## DIRECTIONS FOR THIS TASK
Exact reproduction of the data is required, with images excluded.

---- PROVIDED MATERIAL

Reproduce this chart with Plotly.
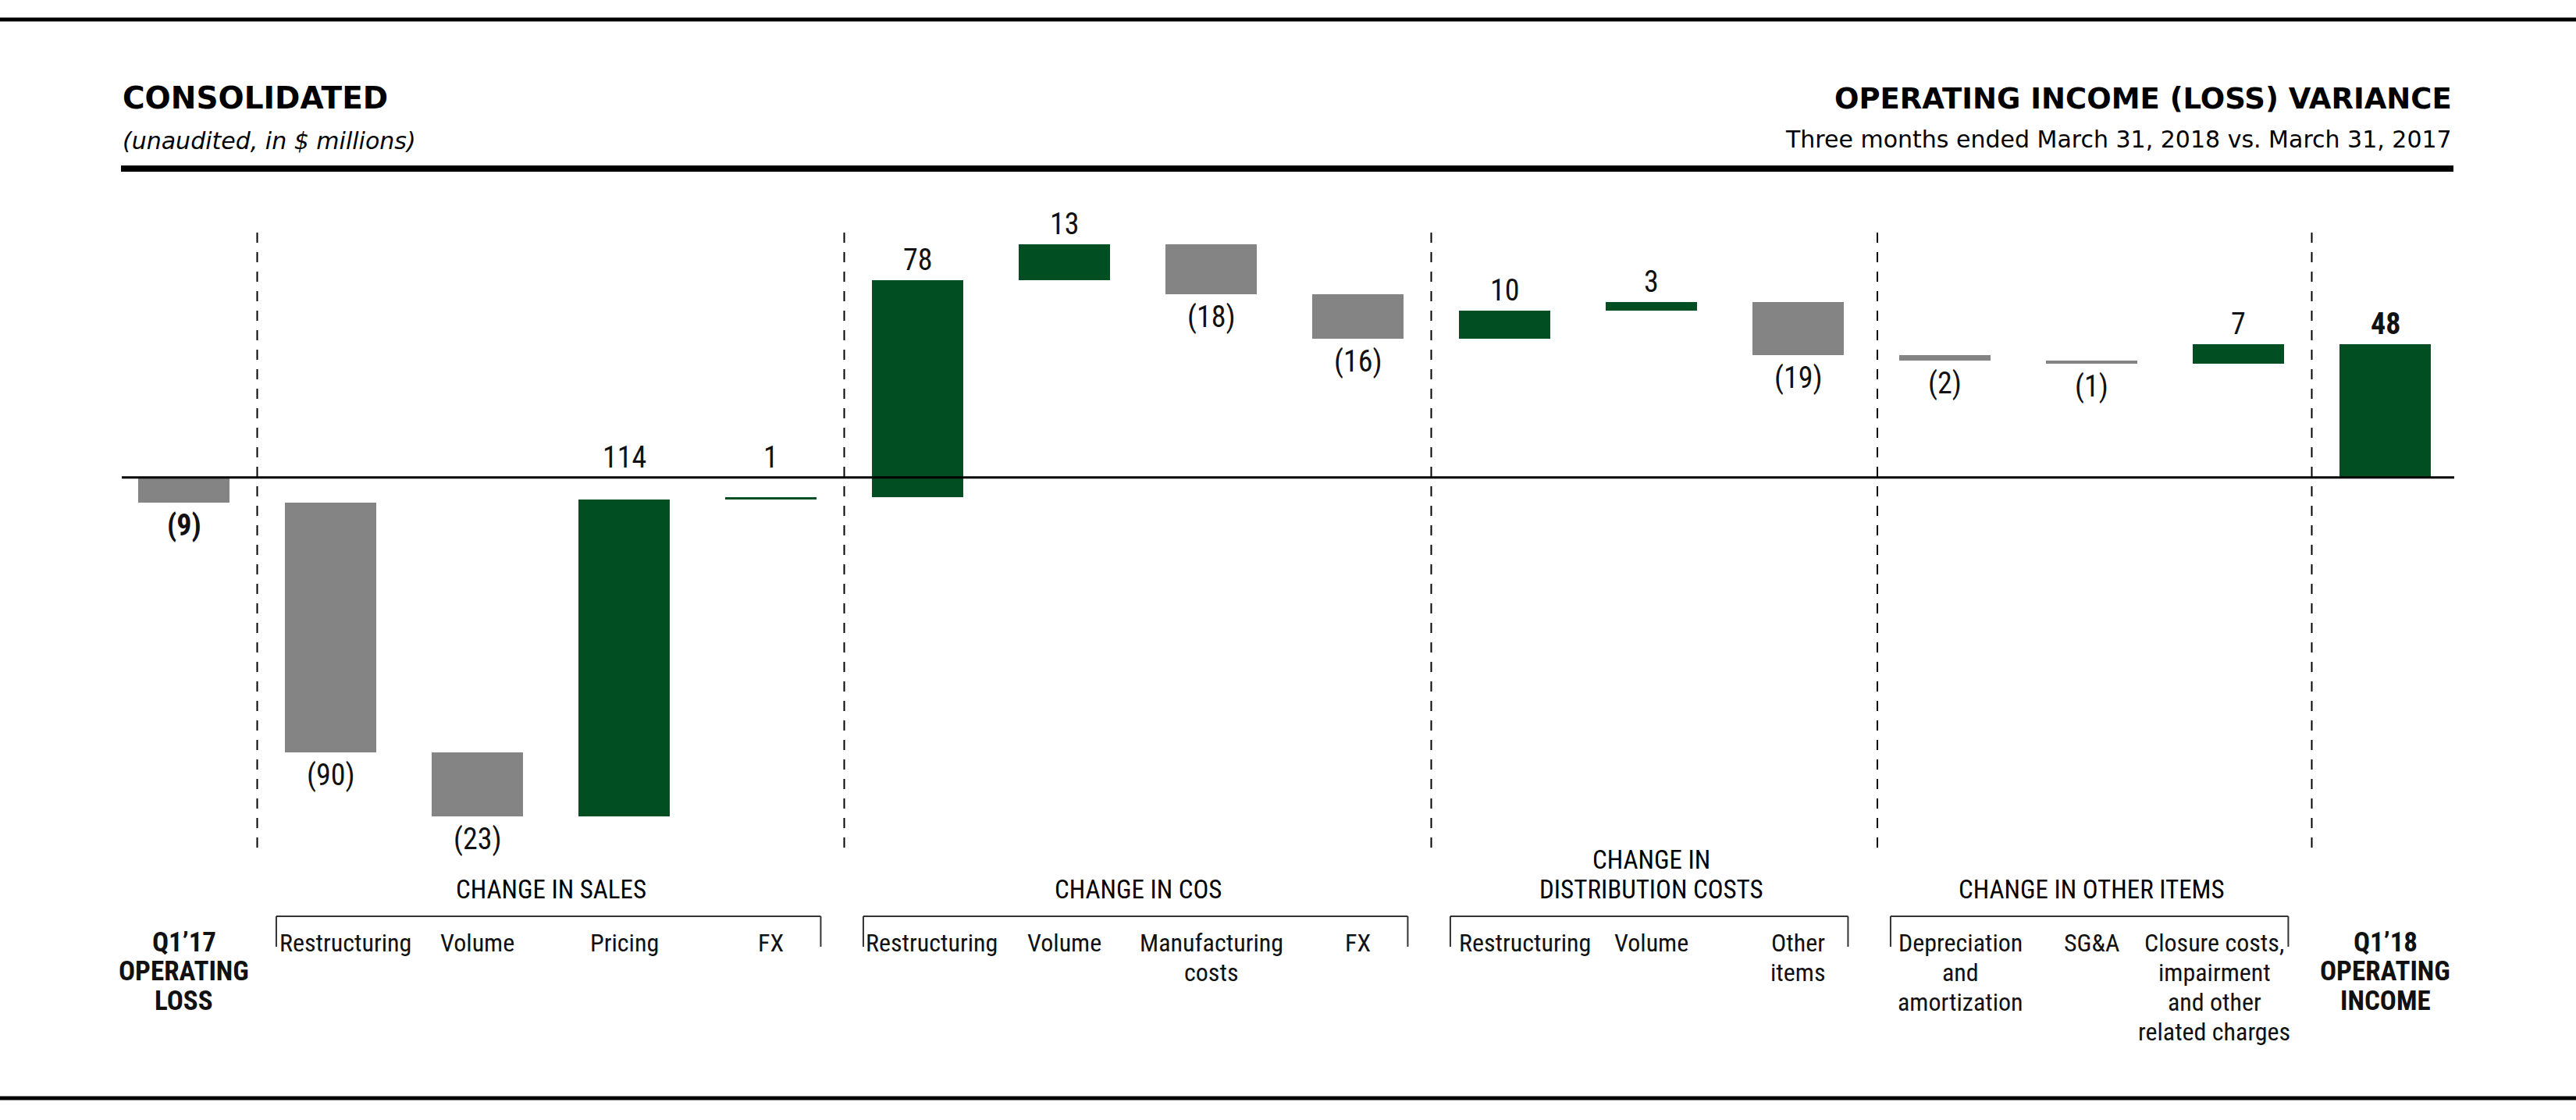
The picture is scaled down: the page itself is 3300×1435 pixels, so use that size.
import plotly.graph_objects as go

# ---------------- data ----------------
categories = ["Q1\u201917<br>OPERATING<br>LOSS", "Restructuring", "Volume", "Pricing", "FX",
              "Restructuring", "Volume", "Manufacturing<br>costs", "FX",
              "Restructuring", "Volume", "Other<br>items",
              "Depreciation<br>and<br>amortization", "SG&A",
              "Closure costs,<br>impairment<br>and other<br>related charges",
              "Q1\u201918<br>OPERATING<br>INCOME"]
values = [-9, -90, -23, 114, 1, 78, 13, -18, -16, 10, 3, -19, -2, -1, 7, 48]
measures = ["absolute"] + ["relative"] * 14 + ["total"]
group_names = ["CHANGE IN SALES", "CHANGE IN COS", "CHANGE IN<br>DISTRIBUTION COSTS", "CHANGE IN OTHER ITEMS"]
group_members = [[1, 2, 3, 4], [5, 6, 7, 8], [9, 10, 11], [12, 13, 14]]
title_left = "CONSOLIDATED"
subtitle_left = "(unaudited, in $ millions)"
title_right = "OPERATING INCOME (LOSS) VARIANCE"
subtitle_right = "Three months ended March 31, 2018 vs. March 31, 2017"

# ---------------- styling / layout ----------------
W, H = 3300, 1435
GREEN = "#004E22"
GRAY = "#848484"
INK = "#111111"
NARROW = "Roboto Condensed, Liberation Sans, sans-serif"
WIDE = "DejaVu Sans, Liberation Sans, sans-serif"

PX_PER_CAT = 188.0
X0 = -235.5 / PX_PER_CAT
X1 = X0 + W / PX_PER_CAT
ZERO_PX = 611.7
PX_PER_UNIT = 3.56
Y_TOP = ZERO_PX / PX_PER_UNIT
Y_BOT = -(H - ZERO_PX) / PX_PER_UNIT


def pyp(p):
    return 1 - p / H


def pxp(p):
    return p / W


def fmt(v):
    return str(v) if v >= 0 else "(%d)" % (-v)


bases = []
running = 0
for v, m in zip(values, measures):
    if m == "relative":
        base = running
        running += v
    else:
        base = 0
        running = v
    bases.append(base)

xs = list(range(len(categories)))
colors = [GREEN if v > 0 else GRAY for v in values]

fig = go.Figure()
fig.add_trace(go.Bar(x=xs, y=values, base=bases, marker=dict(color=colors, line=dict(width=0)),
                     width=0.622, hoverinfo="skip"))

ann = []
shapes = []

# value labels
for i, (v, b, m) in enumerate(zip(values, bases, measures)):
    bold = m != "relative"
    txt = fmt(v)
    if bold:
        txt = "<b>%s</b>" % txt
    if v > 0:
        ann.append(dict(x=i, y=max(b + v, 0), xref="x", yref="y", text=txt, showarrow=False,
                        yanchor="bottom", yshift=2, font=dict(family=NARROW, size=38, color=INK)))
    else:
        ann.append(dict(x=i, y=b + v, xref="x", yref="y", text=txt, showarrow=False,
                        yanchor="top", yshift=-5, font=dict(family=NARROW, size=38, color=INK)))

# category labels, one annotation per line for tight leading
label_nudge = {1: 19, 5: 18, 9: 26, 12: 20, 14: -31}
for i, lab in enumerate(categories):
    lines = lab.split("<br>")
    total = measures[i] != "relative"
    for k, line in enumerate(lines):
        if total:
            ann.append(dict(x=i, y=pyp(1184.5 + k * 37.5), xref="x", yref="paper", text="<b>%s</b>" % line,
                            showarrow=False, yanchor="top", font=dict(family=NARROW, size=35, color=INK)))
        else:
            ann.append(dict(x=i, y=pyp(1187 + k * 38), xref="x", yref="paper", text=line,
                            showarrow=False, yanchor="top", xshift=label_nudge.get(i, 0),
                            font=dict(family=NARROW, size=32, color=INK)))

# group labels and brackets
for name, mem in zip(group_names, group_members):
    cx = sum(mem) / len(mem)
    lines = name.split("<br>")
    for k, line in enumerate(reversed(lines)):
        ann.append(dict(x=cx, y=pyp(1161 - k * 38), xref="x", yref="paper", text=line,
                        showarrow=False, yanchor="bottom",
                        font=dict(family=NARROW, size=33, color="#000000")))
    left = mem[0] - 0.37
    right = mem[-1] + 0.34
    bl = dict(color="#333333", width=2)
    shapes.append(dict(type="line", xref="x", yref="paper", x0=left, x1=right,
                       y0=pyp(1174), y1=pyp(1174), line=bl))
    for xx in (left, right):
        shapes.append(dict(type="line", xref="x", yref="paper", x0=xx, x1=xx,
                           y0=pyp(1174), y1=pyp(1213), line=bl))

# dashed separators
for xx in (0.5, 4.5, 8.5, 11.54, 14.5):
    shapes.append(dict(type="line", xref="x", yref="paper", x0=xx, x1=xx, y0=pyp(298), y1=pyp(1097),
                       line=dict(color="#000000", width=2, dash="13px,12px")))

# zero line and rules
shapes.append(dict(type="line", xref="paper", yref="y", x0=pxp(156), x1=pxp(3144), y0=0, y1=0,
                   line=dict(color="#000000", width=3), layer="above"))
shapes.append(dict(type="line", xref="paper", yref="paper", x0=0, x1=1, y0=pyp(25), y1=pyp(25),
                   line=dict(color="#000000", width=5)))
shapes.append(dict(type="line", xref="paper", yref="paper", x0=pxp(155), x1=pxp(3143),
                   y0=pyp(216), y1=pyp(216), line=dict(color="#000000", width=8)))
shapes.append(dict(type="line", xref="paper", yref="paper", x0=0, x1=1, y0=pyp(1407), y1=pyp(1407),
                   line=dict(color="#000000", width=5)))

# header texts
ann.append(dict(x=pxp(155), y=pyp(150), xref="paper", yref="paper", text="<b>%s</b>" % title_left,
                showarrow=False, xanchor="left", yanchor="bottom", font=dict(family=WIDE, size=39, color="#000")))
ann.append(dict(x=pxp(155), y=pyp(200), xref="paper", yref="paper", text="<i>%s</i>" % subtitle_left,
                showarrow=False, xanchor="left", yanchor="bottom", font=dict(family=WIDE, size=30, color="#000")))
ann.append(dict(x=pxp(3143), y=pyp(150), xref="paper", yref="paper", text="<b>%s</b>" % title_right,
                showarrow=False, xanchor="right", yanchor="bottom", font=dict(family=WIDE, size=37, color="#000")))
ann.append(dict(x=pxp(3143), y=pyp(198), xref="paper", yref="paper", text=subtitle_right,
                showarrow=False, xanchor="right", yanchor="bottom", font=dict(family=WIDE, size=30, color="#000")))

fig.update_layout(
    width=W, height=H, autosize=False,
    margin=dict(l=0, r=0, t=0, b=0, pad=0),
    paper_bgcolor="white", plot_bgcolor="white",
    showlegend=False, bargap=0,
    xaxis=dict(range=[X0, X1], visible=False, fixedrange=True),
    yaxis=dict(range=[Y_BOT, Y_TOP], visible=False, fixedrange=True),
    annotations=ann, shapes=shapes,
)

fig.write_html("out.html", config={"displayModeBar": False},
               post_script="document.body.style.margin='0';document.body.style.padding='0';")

--------

## RESULT OF THIS TASK
Reproduce this chart with Plotly.
The picture is scaled down: the page itself is 3300×1435 pixels, so use that size.
import plotly.graph_objects as go

# ---------------- data ----------------
categories = ["Q1\u201917<br>OPERATING<br>LOSS", "Restructuring", "Volume", "Pricing", "FX",
              "Restructuring", "Volume", "Manufacturing<br>costs", "FX",
              "Restructuring", "Volume", "Other<br>items",
              "Depreciation<br>and<br>amortization", "SG&A",
              "Closure costs,<br>impairment<br>and other<br>related charges",
              "Q1\u201918<br>OPERATING<br>INCOME"]
values = [-9, -90, -23, 114, 1, 78, 13, -18, -16, 10, 3, -19, -2, -1, 7, 48]
measures = ["absolute"] + ["relative"] * 14 + ["total"]
group_names = ["CHANGE IN SALES", "CHANGE IN COS", "CHANGE IN<br>DISTRIBUTION COSTS", "CHANGE IN OTHER ITEMS"]
group_members = [[1, 2, 3, 4], [5, 6, 7, 8], [9, 10, 11], [12, 13, 14]]
title_left = "CONSOLIDATED"
subtitle_left = "(unaudited, in $ millions)"
title_right = "OPERATING INCOME (LOSS) VARIANCE"
subtitle_right = "Three months ended March 31, 2018 vs. March 31, 2017"

# ---------------- styling / layout ----------------
W, H = 3300, 1435
GREEN = "#004E22"
GRAY = "#848484"
INK = "#111111"
NARROW = "Roboto Condensed, Liberation Sans, sans-serif"
WIDE = "DejaVu Sans, Liberation Sans, sans-serif"

PX_PER_CAT = 188.0
X0 = -235.5 / PX_PER_CAT
X1 = X0 + W / PX_PER_CAT
ZERO_PX = 611.7
PX_PER_UNIT = 3.56
Y_TOP = ZERO_PX / PX_PER_UNIT
Y_BOT = -(H - ZERO_PX) / PX_PER_UNIT


def pyp(p):
    return 1 - p / H


def pxp(p):
    return p / W


def fmt(v):
    return str(v) if v >= 0 else "(%d)" % (-v)


bases = []
running = 0
for v, m in zip(values, measures):
    if m == "relative":
        base = running
        running += v
    else:
        base = 0
        running = v
    bases.append(base)

xs = list(range(len(categories)))
colors = [GREEN if v > 0 else GRAY for v in values]

fig = go.Figure()
fig.add_trace(go.Bar(x=xs, y=values, base=bases, marker=dict(color=colors, line=dict(width=0)),
                     width=0.622, hoverinfo="skip"))

ann = []
shapes = []

# value labels
for i, (v, b, m) in enumerate(zip(values, bases, measures)):
    bold = m != "relative"
    txt = fmt(v)
    if bold:
        txt = "<b>%s</b>" % txt
    if v > 0:
        ann.append(dict(x=i, y=max(b + v, 0), xref="x", yref="y", text=txt, showarrow=False,
                        yanchor="bottom", yshift=2, font=dict(family=NARROW, size=38, color=INK)))
    else:
        ann.append(dict(x=i, y=b + v, xref="x", yref="y", text=txt, showarrow=False,
                        yanchor="top", yshift=-5, font=dict(family=NARROW, size=38, color=INK)))

# category labels, one annotation per line for tight leading
label_nudge = {1: 19, 5: 18, 9: 26, 12: 20, 14: -31}
for i, lab in enumerate(categories):
    lines = lab.split("<br>")
    total = measures[i] != "relative"
    for k, line in enumerate(lines):
        if total:
            ann.append(dict(x=i, y=pyp(1184.5 + k * 37.5), xref="x", yref="paper", text="<b>%s</b>" % line,
                            showarrow=False, yanchor="top", font=dict(family=NARROW, size=35, color=INK)))
        else:
            ann.append(dict(x=i, y=pyp(1187 + k * 38), xref="x", yref="paper", text=line,
                            showarrow=False, yanchor="top", xshift=label_nudge.get(i, 0),
                            font=dict(family=NARROW, size=32, color=INK)))

# group labels and brackets
for name, mem in zip(group_names, group_members):
    cx = sum(mem) / len(mem)
    lines = name.split("<br>")
    for k, line in enumerate(reversed(lines)):
        ann.append(dict(x=cx, y=pyp(1161 - k * 38), xref="x", yref="paper", text=line,
                        showarrow=False, yanchor="bottom",
                        font=dict(family=NARROW, size=33, color="#000000")))
    left = mem[0] - 0.37
    right = mem[-1] + 0.34
    bl = dict(color="#333333", width=2)
    shapes.append(dict(type="line", xref="x", yref="paper", x0=left, x1=right,
                       y0=pyp(1174), y1=pyp(1174), line=bl))
    for xx in (left, right):
        shapes.append(dict(type="line", xref="x", yref="paper", x0=xx, x1=xx,
                           y0=pyp(1174), y1=pyp(1213), line=bl))

# dashed separators
for xx in (0.5, 4.5, 8.5, 11.54, 14.5):
    shapes.append(dict(type="line", xref="x", yref="paper", x0=xx, x1=xx, y0=pyp(298), y1=pyp(1097),
                       line=dict(color="#000000", width=2, dash="13px,12px")))

# zero line and rules
shapes.append(dict(type="line", xref="paper", yref="y", x0=pxp(156), x1=pxp(3144), y0=0, y1=0,
                   line=dict(color="#000000", width=3), layer="above"))
shapes.append(dict(type="line", xref="paper", yref="paper", x0=0, x1=1, y0=pyp(25), y1=pyp(25),
                   line=dict(color="#000000", width=5)))
shapes.append(dict(type="line", xref="paper", yref="paper", x0=pxp(155), x1=pxp(3143),
                   y0=pyp(216), y1=pyp(216), line=dict(color="#000000", width=8)))
shapes.append(dict(type="line", xref="paper", yref="paper", x0=0, x1=1, y0=pyp(1407), y1=pyp(1407),
                   line=dict(color="#000000", width=5)))

# header texts
ann.append(dict(x=pxp(155), y=pyp(150), xref="paper", yref="paper", text="<b>%s</b>" % title_left,
                showarrow=False, xanchor="left", yanchor="bottom", font=dict(family=WIDE, size=39, color="#000")))
ann.append(dict(x=pxp(155), y=pyp(200), xref="paper", yref="paper", text="<i>%s</i>" % subtitle_left,
                showarrow=False, xanchor="left", yanchor="bottom", font=dict(family=WIDE, size=30, color="#000")))
ann.append(dict(x=pxp(3143), y=pyp(150), xref="paper", yref="paper", text="<b>%s</b>" % title_right,
                showarrow=False, xanchor="right", yanchor="bottom", font=dict(family=WIDE, size=37, color="#000")))
ann.append(dict(x=pxp(3143), y=pyp(198), xref="paper", yref="paper", text=subtitle_right,
                showarrow=False, xanchor="right", yanchor="bottom", font=dict(family=WIDE, size=30, color="#000")))

fig.update_layout(
    width=W, height=H, autosize=False,
    margin=dict(l=0, r=0, t=0, b=0, pad=0),
    paper_bgcolor="white", plot_bgcolor="white",
    showlegend=False, bargap=0,
    xaxis=dict(range=[X0, X1], visible=False, fixedrange=True),
    yaxis=dict(range=[Y_BOT, Y_TOP], visible=False, fixedrange=True),
    annotations=ann, shapes=shapes,
)

fig.write_html("out.html", config={"displayModeBar": False},
               post_script="document.body.style.margin='0';document.body.style.padding='0';")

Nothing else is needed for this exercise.